Художественное произведение — объект, существующий лишь для человеческого сознания, но для него он существует объективно, то есть вовне, или за пределами индивидуальных особенностей восприятия. Определить, что общего у таких объектов и что их отличает от других, — вот подход, который настоятельно необходим каждому, кто желает достичь в этой области каких‑нибудь результатов, несомненно, пока предварительных, но, по крайней мере, уже конкретных, — которые можно проверять и улучшать.
Однако, вступая на этот путь, мы сразу вынуждены констатировать обстоятельство, которое до настоящего времени, похоже, ускользало от внимания авторов, размышлявших над этими вопросами. Обстоятельство это таково.
2) Существует явно выраженное структурное сходство между художественными произведениями, с одной стороны, и живыми организмами, с другой.

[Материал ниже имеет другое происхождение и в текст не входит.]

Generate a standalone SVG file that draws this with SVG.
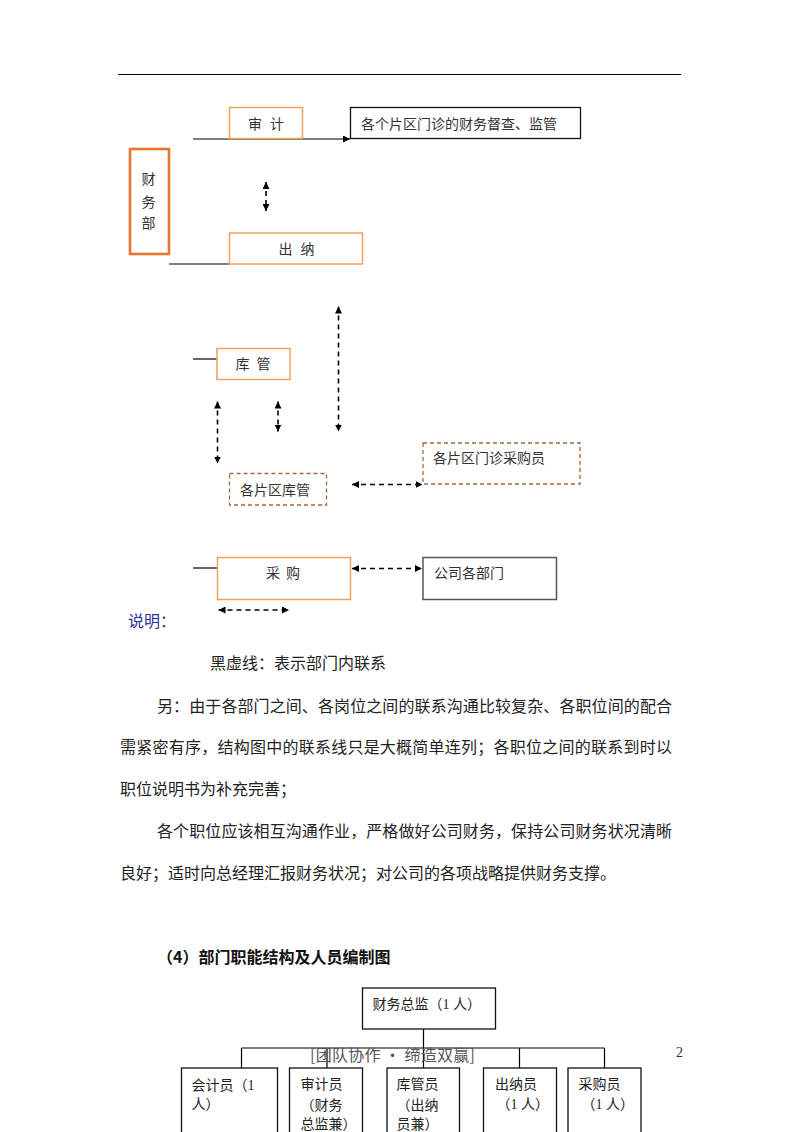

Сходство именно в структуре, а не в деятельности или функции, поскольку художественное произведение не «живет» в буквальном смысле этого слова. Тем не менее, добавим сразу же, в переносном смысле оно все‑таки живет, и этот переносный смысл не является ни произвольным, ни нелогичным. Художественное произведение продолжает существовать в сознании последующих поколений, которые знают и понимают его, — существовать, изменяясь, иными словами, продолжает жить, ибо понимают они его по- разному. И эту способность обновляться, оставаясь собой, не находим ли мы также в растительном и животном царствах под именем регуляции и регенерации? Может статься даже, что такие понятия, как онтогенез и филогенез, не так уж и неприменимы к произведению искусства, учитывая, что оно является постепенно совершенствуемым продуктом живого существа и что оно находится в родстве с другими произведениями подобного вида, которые предшествуют ему во времени или продолжают его. Теперь мы уже чувствуем, что определенная теория искусства или какая‑нибудь часть ее могли бы с таким же успехом называться биологией…
Тем не менее, мы вовсе не надеемся прояснить такой предмет, как наш, подходя к нему с помощью метафор, даже оправданных, и многозначительных сравнений. Лишь анализ, зависящий от строгой морфологии, то есть от некоего метода, равно приложимого к наукам о природе и к наукам о духе, позволит создать серьезное основание для того, что мы скажем дальше.
3. Морфологическое сродство между живыми организмами и художественными произведениями отнюдь не ограничивается тем, что вытекает из самих терминов, которые мы только что употребили: понятия «организм» и понятия «форма» (заключенных в слове «морфология»).
Первое из них, почитаемое немецкими романтиками, было призвано сыграть огромную роль в их литературной критике и философии искусства, равно как в политической и социологической мысли. В результате оно утратило существенную часть своего точного значения настолько, что за пределами естественных наук теперь обозначает всего лишь любое целое, несводимое к сумме своих частей (Ganzheit). О его производном «органический» мы уже даже и не скажем, относится оно к тому, что присуще живым организмам, или нет, поэтому некоторые биологи, говорящие по–немецки, предпочитают ему прилагательное «организмический» или «органологичес- кий». Дело в том, что живой организм обладает еще и совсем иными свойствами, нежели свойствами какой‑либо Ganzheit, и что художественное произведение, как мы собираемся показать, представляет собой не только органическую, но еще и «организмическую» структуру.